## Task objective
Copy out the listing that follows exactly, dropping every picture.

.....

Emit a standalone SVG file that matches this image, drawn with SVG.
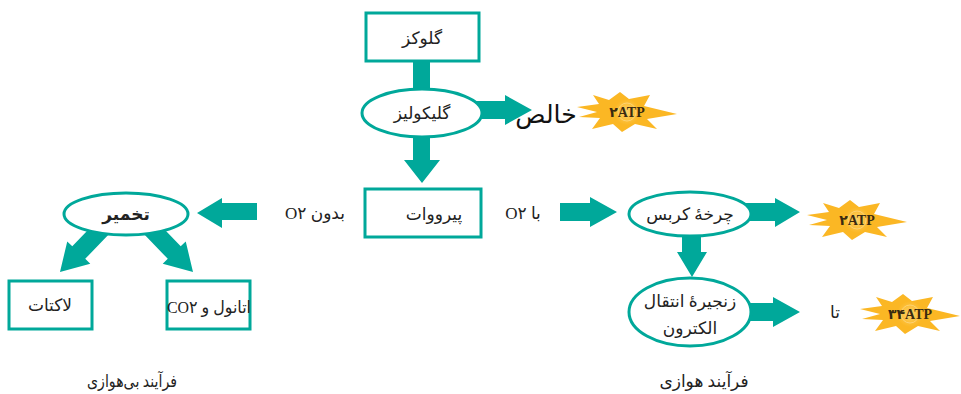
<svg xmlns="http://www.w3.org/2000/svg" width="961" height="394" viewBox="0 0 961 394">
<style>
.box{fill:#fff;stroke:#00A89A;stroke-width:3}
.ell{fill:#fff;stroke:#00A89A;stroke-width:3}
.arr{fill:#00A89A}
.t{font-family:"Liberation Serif","DejaVu Sans",serif;font-size:17px;fill:#222;text-anchor:middle;direction:rtl}
.b{font-weight:bold}
.atp{font-family:"Liberation Serif","DejaVu Sans",serif;font-size:14px;font-weight:bold;fill:#3a2a10;text-anchor:middle}
</style>
<defs>
<radialGradient id="glow" cx="0.5" cy="0.5" r="0.5">
<stop offset="0" stop-color="#FDD77A"/>
<stop offset="0.6" stop-color="#FCC445"/>
<stop offset="1" stop-color="#FBB724"/>
</radialGradient>
<g id="star">
<polygon points="-50,-5 -28,-8 -34,-17 -18,-12 -7,-20 2,-13 23,-17 17,-6 50,2 20,7 30,17 8,12 -5,20 -14,12 -35,17 -27,6 -48,5 -30,0" fill="#FBB724"/>
<circle r="13" fill="url(#glow)" opacity="0.8"/>
<circle r="9" fill="none" stroke="#FDE0A0" stroke-width="0.8" opacity="0.7"/>
</g>
</defs>

<g id="connectors">
<rect class="arr" x="413" y="58" width="17" height="34"/>
<path class="arr" d="M475,101 H505 V95 L532,110 L505,125 V119 H475 Z"/>
<path class="arr" d="M413,132 V160 H404 L422,183 L440,160 H430 V132 Z"/>
<path class="arr" d="M257,203 V220 H222 V228 L197,213 L222,198 V203 Z"/>
<path class="arr" d="M560,203 H590 V197 L617,212 L590,227 V221 H560 Z"/>
<path class="arr" d="M745,203 H775 V198 L800,212 L775,227 V221 H745 Z"/>
<path class="arr" d="M682,234 V252 H677 L692,277 L707,252 H701 V234 Z"/>
<path class="arr" d="M745,303 H773 V297 L800,312 L773,327 V321 H745 Z"/>
<path class="arr" transform="translate(60,272) rotate(134)" d="M-60,-9 H-27 V-16 L0,0 L-27,16 V9 H-60 Z"/>
<path class="arr" transform="translate(193,272) rotate(46)" d="M-60,-9 H-27 V-16 L0,0 L-27,16 V9 H-60 Z"/>
</g>

<g id="glucose">
<rect class="box" x="366" y="13" width="113" height="48"/>
<text class="t" x="422" y="44">گلوکز</text>
</g>
<g id="glycolysis">
<ellipse class="ell" cx="422" cy="113" rx="60" ry="24"/>
<text class="t" x="422" y="119">گلیکولیز</text>
</g>
<g id="net">
<text class="t" x="546" y="123" style="font-size:25px;fill:#111">خالص</text>
</g>
<g id="atp1">
<use href="#star" x="627" y="112"/>
<text class="atp" x="627" y="117">۲ATP</text>
</g>
<g id="pyruvate">
<rect class="box" x="365" y="189" width="116" height="48"/>
<text class="t" x="434" y="220">پیرووات</text>
</g>
<text class="t" x="315" y="219">بدون O۲</text>
<text class="t" x="523" y="219">با O۲</text>

<g id="fermentation">
<ellipse class="ell" cx="126" cy="214" rx="62" ry="21"/>
<text class="t b" x="126" y="220">تخمیر</text>
</g>
<g id="lactate">
<rect class="box" x="9" y="281" width="83" height="48"/>
<text class="t" x="50" y="311">لاکتات</text>
</g>
<g id="ethanol">
<rect class="box" x="167" y="281" width="83" height="48"/>
<text class="t" x="209" y="313" textLength="84" lengthAdjust="spacingAndGlyphs">اتانول و CO۲</text>
</g>
<text class="t" x="132" y="387" textLength="90" lengthAdjust="spacingAndGlyphs">فرآیند بی‌هوازی</text>

<g id="krebs">
<ellipse class="ell" cx="690" cy="214" rx="61" ry="22"/>
<text class="t" x="690" y="220">چرخهٔ کربس</text>
</g>
<g id="atp2">
<use href="#star" x="857" y="220"/>
<text class="atp" x="857" y="225">۲ATP</text>
</g>
<g id="etc">
<ellipse class="ell" cx="690" cy="312" rx="61" ry="34"/>
<text class="t" x="690" y="307">زنجیرهٔ انتقال</text>
<text class="t" x="690" y="334">الکترون</text>
</g>
<text class="t" x="835" y="318">تا</text>
<g id="atp3">
<use href="#star" x="910" y="314"/>
<text class="atp" x="910" y="319">۳۴ATP</text>
</g>
<text class="t" x="704" y="387">فرآیند هوازی</text>
</svg>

.....

## Correct result
Emit a standalone SVG file that matches this image, drawn with SVG.
<svg xmlns="http://www.w3.org/2000/svg" width="961" height="394" viewBox="0 0 961 394">
<style>
.box{fill:#fff;stroke:#00A89A;stroke-width:3}
.ell{fill:#fff;stroke:#00A89A;stroke-width:3}
.arr{fill:#00A89A}
.t{font-family:"Liberation Serif","DejaVu Sans",serif;font-size:17px;fill:#222;text-anchor:middle;direction:rtl}
.b{font-weight:bold}
.atp{font-family:"Liberation Serif","DejaVu Sans",serif;font-size:14px;font-weight:bold;fill:#3a2a10;text-anchor:middle}
</style>
<defs>
<radialGradient id="glow" cx="0.5" cy="0.5" r="0.5">
<stop offset="0" stop-color="#FDD77A"/>
<stop offset="0.6" stop-color="#FCC445"/>
<stop offset="1" stop-color="#FBB724"/>
</radialGradient>
<g id="star">
<polygon points="-50,-5 -28,-8 -34,-17 -18,-12 -7,-20 2,-13 23,-17 17,-6 50,2 20,7 30,17 8,12 -5,20 -14,12 -35,17 -27,6 -48,5 -30,0" fill="#FBB724"/>
<circle r="13" fill="url(#glow)" opacity="0.8"/>
<circle r="9" fill="none" stroke="#FDE0A0" stroke-width="0.8" opacity="0.7"/>
</g>
</defs>

<g id="connectors">
<rect class="arr" x="413" y="58" width="17" height="34"/>
<path class="arr" d="M475,101 H505 V95 L532,110 L505,125 V119 H475 Z"/>
<path class="arr" d="M413,132 V160 H404 L422,183 L440,160 H430 V132 Z"/>
<path class="arr" d="M257,203 V220 H222 V228 L197,213 L222,198 V203 Z"/>
<path class="arr" d="M560,203 H590 V197 L617,212 L590,227 V221 H560 Z"/>
<path class="arr" d="M745,203 H775 V198 L800,212 L775,227 V221 H745 Z"/>
<path class="arr" d="M682,234 V252 H677 L692,277 L707,252 H701 V234 Z"/>
<path class="arr" d="M745,303 H773 V297 L800,312 L773,327 V321 H745 Z"/>
<path class="arr" transform="translate(60,272) rotate(134)" d="M-60,-9 H-27 V-16 L0,0 L-27,16 V9 H-60 Z"/>
<path class="arr" transform="translate(193,272) rotate(46)" d="M-60,-9 H-27 V-16 L0,0 L-27,16 V9 H-60 Z"/>
</g>

<g id="glucose">
<rect class="box" x="366" y="13" width="113" height="48"/>
<text class="t" x="422" y="44">گلوکز</text>
</g>
<g id="glycolysis">
<ellipse class="ell" cx="422" cy="113" rx="60" ry="24"/>
<text class="t" x="422" y="119">گلیکولیز</text>
</g>
<g id="net">
<text class="t" x="546" y="123" style="font-size:25px;fill:#111">خالص</text>
</g>
<g id="atp1">
<use href="#star" x="627" y="112"/>
<text class="atp" x="627" y="117">۲ATP</text>
</g>
<g id="pyruvate">
<rect class="box" x="365" y="189" width="116" height="48"/>
<text class="t" x="434" y="220">پیرووات</text>
</g>
<text class="t" x="315" y="219">بدون O۲</text>
<text class="t" x="523" y="219">با O۲</text>

<g id="fermentation">
<ellipse class="ell" cx="126" cy="214" rx="62" ry="21"/>
<text class="t b" x="126" y="220">تخمیر</text>
</g>
<g id="lactate">
<rect class="box" x="9" y="281" width="83" height="48"/>
<text class="t" x="50" y="311">لاکتات</text>
</g>
<g id="ethanol">
<rect class="box" x="167" y="281" width="83" height="48"/>
<text class="t" x="209" y="313" textLength="84" lengthAdjust="spacingAndGlyphs">اتانول و CO۲</text>
</g>
<text class="t" x="132" y="387" textLength="90" lengthAdjust="spacingAndGlyphs">فرآیند بی‌هوازی</text>

<g id="krebs">
<ellipse class="ell" cx="690" cy="214" rx="61" ry="22"/>
<text class="t" x="690" y="220">چرخهٔ کربس</text>
</g>
<g id="atp2">
<use href="#star" x="857" y="220"/>
<text class="atp" x="857" y="225">۲ATP</text>
</g>
<g id="etc">
<ellipse class="ell" cx="690" cy="312" rx="61" ry="34"/>
<text class="t" x="690" y="307">زنجیرهٔ انتقال</text>
<text class="t" x="690" y="334">الکترون</text>
</g>
<text class="t" x="835" y="318">تا</text>
<g id="atp3">
<use href="#star" x="910" y="314"/>
<text class="atp" x="910" y="319">۳۴ATP</text>
</g>
<text class="t" x="704" y="387">فرآیند هوازی</text>
</svg>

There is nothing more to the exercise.